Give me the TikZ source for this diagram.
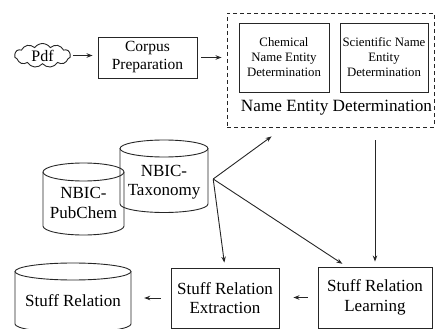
\documentclass[tikz,border=0pt]{standalone}
\usepackage{fontspec}
\setmainfont{Liberation Serif}
\usetikzlibrary{shapes.symbols,arrows.meta,calc}
\begin{document}
\begin{tikzpicture}[x=1pt,y=1pt,
  line/.style={line width=0.9pt, draw=black!85},
  box/.style={line, draw, inner sep=0pt, align=center, font=\fontsize{17}{19.5}\selectfont},
  smallbox/.style={line, draw, inner sep=0pt, align=center, font=\fontsize{12.8}{15}\selectfont},
  lbl/.style={inner sep=0pt, align=center, font=\fontsize{17}{19.5}\selectfont},
  arr/.style={line, -{Stealth[length=6pt,width=4.5pt]}},
  cyl/.style={line}
]
\useasboundingbox (0,0) rectangle (437,-329);
\clip (0,0) rectangle (437,-329);

% Pdf cloud
\node[cloud, line, draw, cloud puffs=11, cloud puff arc=110, aspect=2.4,
      minimum width=56pt, minimum height=24pt, inner sep=0pt] (pdf) at (42.5,-55.5) {};
\node[lbl, font=\fontsize{16}{18}\selectfont] (pdft) at (pdf.center) {Pdf};

% Corpus preparation
\node[box, font=\fontsize{15.5}{18}\selectfont, minimum width=99pt, minimum height=41pt] (corpus) at (147.5,-57.5) {Corpus\\Preparation};

% Name entity determination group
\node[line, draw, dash pattern=on 4pt off 3pt, minimum width=207pt, minimum height=114pt, inner sep=0pt] (ned) at (330.5,-70) {};
\node[smallbox, minimum width=90pt, minimum height=69pt] (chem) at (284,-57.5) {Chemical\\Name Entity\\Determination};
\node[smallbox, minimum width=88pt, minimum height=69pt] (sci) at (384,-57.5) {Scientific Name\\Entity\\Determination};
\node[inner sep=0pt, font=\fontsize{17.2}{20}\selectfont] (nedt) at (336.5,-108) {Name Entity Determination};

% NBIC-Taxonomy cylinder
\draw[cyl] (164,-148.5) ellipse [x radius=44pt, y radius=8.5pt];
\draw[cyl] (120,-148.5) -- (120,-204) arc[start angle=180, end angle=360, x radius=44pt, y radius=8.5pt] -- (208,-148.5);
\node[lbl, minimum width=88pt] (tax) at (164,-182) {NBIC-\\Taxonomy};

% NBIC-PubChem cylinder
\draw[cyl] (83.5,-172) ellipse [x radius=40.5pt, y radius=9pt];
\draw[cyl] (43,-172) -- (43,-226) arc[start angle=180, end angle=360, x radius=40.5pt, y radius=9pt] -- (124,-172);
\node[lbl, minimum width=81pt] (pub) at (83.5,-203) {NBIC-\\PubChem};

% Stuff Relation cylinder
\draw[cyl] (73,-271.5) ellipse [x radius=58pt, y radius=8.5pt];
\draw[cyl] (15,-271.5) -- (15,-324) arc[start angle=180, end angle=360, x radius=58pt, y radius=8.5pt] -- (131,-271.5);
\node[lbl, minimum width=116pt] (srel) at (73,-301) {Stuff Relation};

% Bottom boxes
\node[box, minimum width=108pt, minimum height=60pt] (extr) at (225,-298) {Stuff Relation\\Extraction};
\node[box, minimum width=114pt, minimum height=61pt] (learn) at (375,-297.5) {Stuff Relation\\Learning};

% Connectors
\coordinate (hub) at ($(tax.east)+(5,3)$);
\coordinate (t1) at ($(ned.south west)+(45,-9)$);
\coordinate (t3) at ($(learn.north west)+(29,0)$);

\draw[arr, shorten <=2pt, shorten >=5pt] (pdf.east) -- (pdf.east -| corpus.west);
\draw[arr, shorten <=4pt, shorten >=5pt] (corpus.east) -- (corpus.east -| ned.west);
\draw[arr] (hub) -- (t1);
\draw[arr, shorten >=5pt] (hub) -- (extr.north);
\draw[arr, shorten >=5pt] (hub) -- (t3);
\draw[arr, shorten <=13pt, shorten >=5pt] (learn.north |- ned.south) -- (learn.north);
\draw[arr, shorten <=10pt, shorten >=14pt] (learn.west) -- (learn.west -| extr.east);
\draw[arr, shorten <=10pt, shorten >=13pt] (extr.west) -- (extr.west -| srel.east);
\end{tikzpicture}
\end{document}
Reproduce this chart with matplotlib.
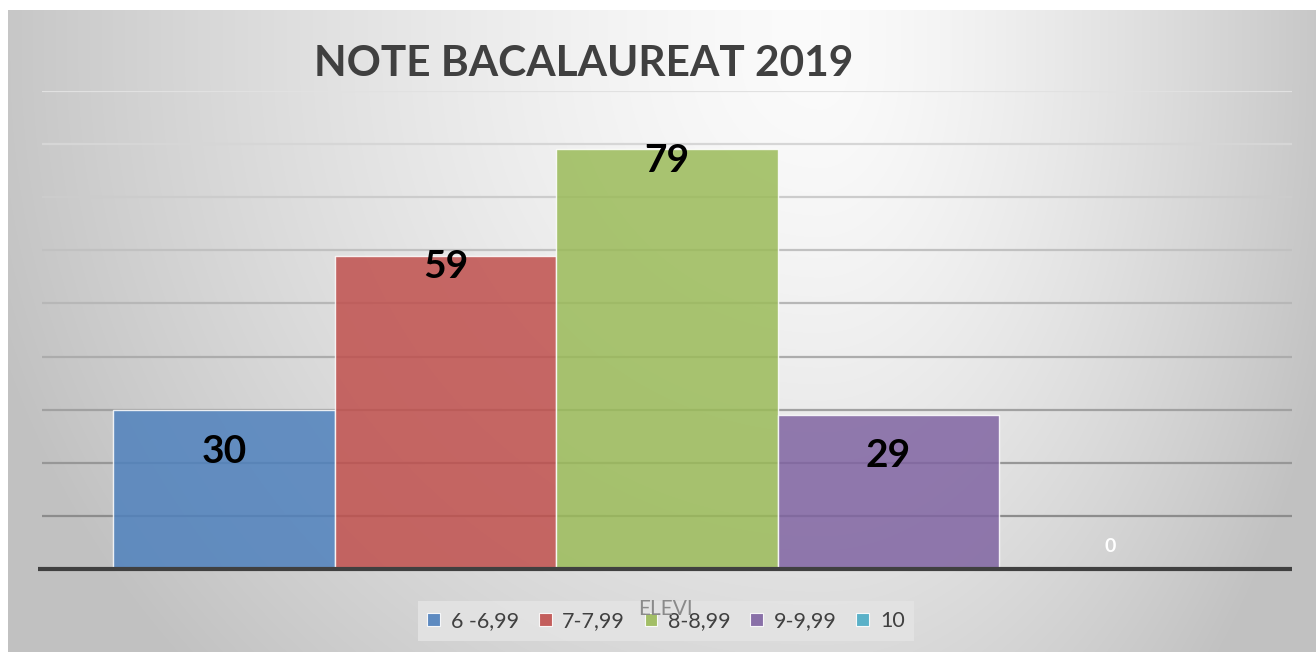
import numpy as np
import matplotlib
matplotlib.use("Agg")
import matplotlib.pyplot as plt
from matplotlib.patches import Patch

# ---- data ----
category = "ELEVI"
series_names = ["6 -6,99", "7-7,99", "8-8,99", "9-9,99", "10"]
values = [30, 59, 79, 29, 0]
title = "NOTE BACALAUREAT 2019"

# ---- style ----
colors = ["#4F81BD", "#C0504D", "#9BBB59", "#8064A2", "#4BACC6"]
label_offsets_px = [-42, -11, -11, -41, 23]   # label centre offset from bar top
label_colors = ["black", "black", "black", "black", "white"]
label_sizes = [28, 28, 28, 28, 14]
FONT = "Lato"

W, H = 1316, 652
fig = plt.figure(figsize=(W / 100, H / 100), dpi=100)
fig.patch.set_facecolor("white")

# background gradient (chart area)
bg = fig.add_axes([0, 0, 1, 1], zorder=-10)
bg.set_axis_off()
yy, xx = np.mgrid[0:H, 0:W].astype(float)
cx, cy = 820, 60
u = np.where(xx < cx, (cx - xx) / 810, (xx - cx) / 500)
w = np.clip(yy - cy, 0, None) / 620 * 0.75
r = np.minimum(np.sqrt(u ** 2 + w ** 2), 1.08)
v = 251 - 52 * r ** 1.4
v = np.clip(v, 180, 252) / 255.0
img = np.dstack([v, v, v])
img[:10, :, :] = 1.0
img[:, :8, :] = 1.0
bg.imshow(img, extent=[0, W, H, 0], aspect="auto", interpolation="bilinear")
bg.set_xlim(0, W)
bg.set_ylim(H, 0)

# main axes
left, right = 42, 1292
top, bottom = 91, 569
ax = fig.add_axes([left / W, 1 - bottom / H, (right - left) / W, (bottom - top) / H])
ax.patch.set_alpha(0)
ax.set_xlim(-0.5, 0.5)
ax.set_ylim(0, 90)

n = len(values)
bw = 0.1772
xs = (np.arange(n) - (n - 1) / 2) * bw

# gridlines with fading colour
for lv in range(10, 100, 10):
    t = (lv - 10) / 80
    g = (140 + t * 85) / 255
    ax.axhline(lv, color=(g, g, g), lw=1.6, zorder=1)

bars = ax.bar(xs, values, width=bw, color=colors, alpha=0.85,
              edgecolor=(1, 1, 1, 0.7), linewidth=1.0, zorder=2)

for x, val, off, c, s in zip(xs, values, label_offsets_px, label_colors, label_sizes):
    ax.annotate(str(val), xy=(x, val), xytext=(0, off * 0.72),
                textcoords="offset points", ha="center", va="center",
                fontsize=s, fontweight="bold", color=c, family=FONT, zorder=5)

# axis line
ax.plot([-0.503, 0.5], [0, 0], color="#404040", lw=3, solid_capstyle="butt",
        clip_on=False, zorder=4)

for sp in ax.spines.values():
    sp.set_visible(False)
ax.set_xticks([])
ax.set_yticks([])

# title
fig.text(583.5 / W, 1 - 76 / H, title, ha="center", va="baseline",
         fontsize=30.5, fontweight="bold", color="#404040", family=FONT)

# legend
handles = [Patch(facecolor=c, edgecolor="white", linewidth=0.8, alpha=0.9) for c in colors]
leg = ax.legend(handles, series_names, loc="center",
                bbox_to_anchor=(666 / W, 1 - 621 / H), bbox_transform=fig.transFigure,
                ncol=n, frameon=True, fancybox=False, prop={"family": FONT, "size": 15.5},
                handlelength=0.6, handleheight=0.6, handletextpad=0.5,
                columnspacing=0.9, borderpad=0.45, borderaxespad=0)
leg.get_frame().set_facecolor("#e4e4e4")
leg.get_frame().set_edgecolor("none")
leg.get_frame().set_alpha(0.85)
for t in leg.get_texts():
    t.set_color("#404040")

# category label (drawn over legend)
fig.text(665 / W, 1 - 609 / H, category, ha="center", va="center",
         fontsize=15, color="#8a8a8a", family=FONT, zorder=10)

fig.savefig("out.png", dpi=100)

──────

# Instruction:
Write down every line from the opening of the listing to the line with "minimum width=99pt, minimum", both included, and nothing else; the pictures are omitted.

# Output for this task:
Give me the TikZ source for this diagram.
\documentclass[tikz,border=0pt]{standalone}
\usepackage{fontspec}
\setmainfont{Liberation Serif}
\usetikzlibrary{shapes.symbols,arrows.meta,calc}
\begin{document}
\begin{tikzpicture}[x=1pt,y=1pt,
  line/.style={line width=0.9pt, draw=black!85},
  box/.style={line, draw, inner sep=0pt, align=center, font=\fontsize{17}{19.5}\selectfont},
  smallbox/.style={line, draw, inner sep=0pt, align=center, font=\fontsize{12.8}{15}\selectfont},
  lbl/.style={inner sep=0pt, align=center, font=\fontsize{17}{19.5}\selectfont},
  arr/.style={line, -{Stealth[length=6pt,width=4.5pt]}},
  cyl/.style={line}
]
\useasboundingbox (0,0) rectangle (437,-329);
\clip (0,0) rectangle (437,-329);

% Pdf cloud
\node[cloud, line, draw, cloud puffs=11, cloud puff arc=110, aspect=2.4,
      minimum width=56pt, minimum height=24pt, inner sep=0pt] (pdf) at (42.5,-55.5) {};
\node[lbl, font=\fontsize{16}{18}\selectfont] (pdft) at (pdf.center) {Pdf};

% Corpus preparation
\node[box, font=\fontsize{15.5}{18}\selectfont, minimum width=99pt, minimum height=41pt] (corpus) at (147.5,-57.5) {Corpus\\Preparation};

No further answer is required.